Fantasy/ simulation – did I chose an authentic reason to apply what I had learnt online to the real world?

 

Community – did I provide opportunities or welcome others to provide feedback or comment on my learning?

The answer to some of these questions would be no.  The task I chose was not a challenge, whilst running 5km is a challenge the idea of learning this is not a challenge.  I know how to run, so I was not really learning something new when it came to this challenge.  This then leads to curiosity, as I already know how to run, I was not really curious to want to learn more about something that I already knew about, there was not problem solving attached to the task I chose.  I generally had control over my learning, except in the instance of actually doing the task at hand.  Being time poor meant that I didn’t set time aside to complete the task.  Some of this problem is in my control, but a large portion of this is out of my control, however I did have control over my motivation to learn, my emotions, behaviour and how, what and when I learnt.  I believe that my reason for wanting to learn to run 5km was authentic and I tried to apply it to a real task at hand, but I just didn’t organize my time properly to do this.  Blogging my learning experience provided some opportunities for others to provide feedback about my progress, but my lack of blogging about my lack of doing the running led to little or no feedback about the task at hand, hence there was not ‘community’ problem solving occurring.

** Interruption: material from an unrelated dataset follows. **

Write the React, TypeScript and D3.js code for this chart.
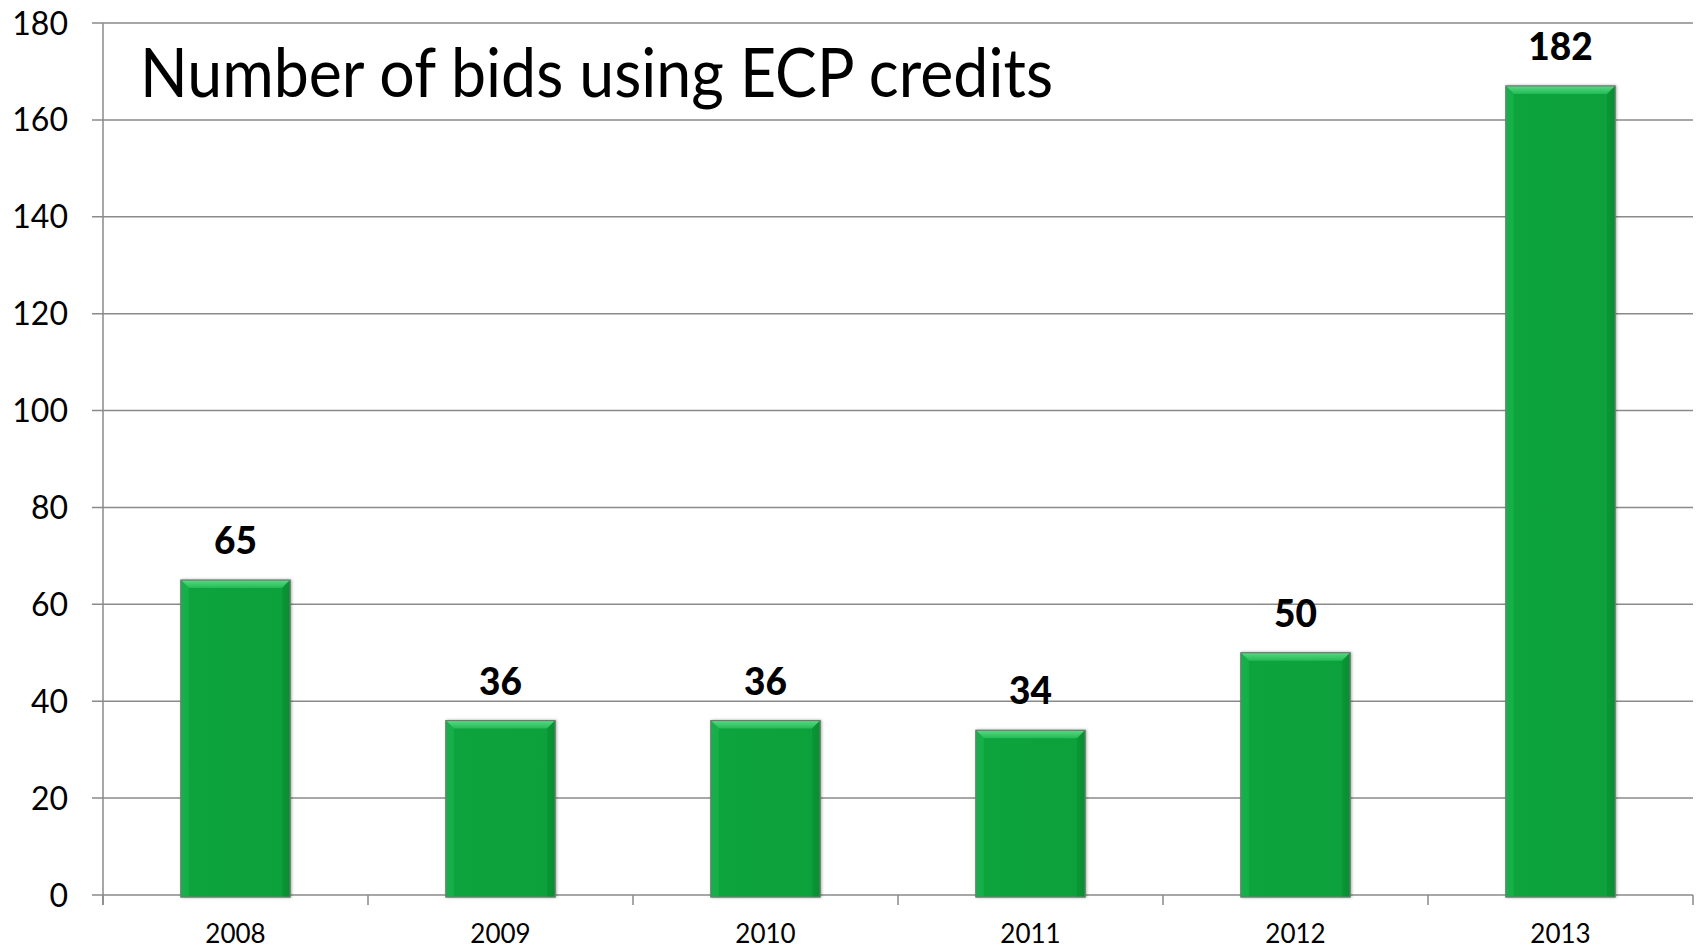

I don’t believe I was truly using a networked approach to my learning.  Kehrwald (n.d.) defines networked learning as, “Networked learning combines online (networked) delivery with a participative, collaborative and situated approach to learning. The emphasis in networked learning is on connection within the networked community: connection between learners, between learners and teachers and between learners and resources” (p. 3).  I believe that the connection between myself and the other learners in my learning community was not there, nor did I put much effort into finding and cultivating that community either.  Hence, the outcome of learning something in a networked and global learning approach was not achieved in this case due to my effort.

What would I do differently next time?  Choose a topic I want to know and learn more about, as past experience has taught me that having a problem to solve that is impacting on my life, generally gives me more impetus to want to solve that problem.  I would also use a more community approach to feed my enthusiasm and prompt me to question and reflect more on what I am truly trying to learn through a networked approach.

References

Kehrwald, B. (n.d.). Learner support in networked learning communities: opportunities and challenges. Retrieved from https://eprints.usq.edu.au/819/1/Kehrwald_LearnerSupport.pdf

Maher, T. (2014, May 21). Intrinsic motivation in adult e-learning [Web log post]. Retrieved September 24, 2015, from http://elearningindustry.com/intrinsic-motivation-in-adult-e-learning

Rabin, H. (2013, July 13). Taba Naba [Video file]. Retrieved from https://youtu.be/QDv8rJ7IJjc 

Schunk, D. H., Pintrich, P. R., & Meece, J. L. (2008). Motivation in education: Theory, research, and applications (3rd ed.). Upper Saddle River, NJ: Merrill Prentice Hall.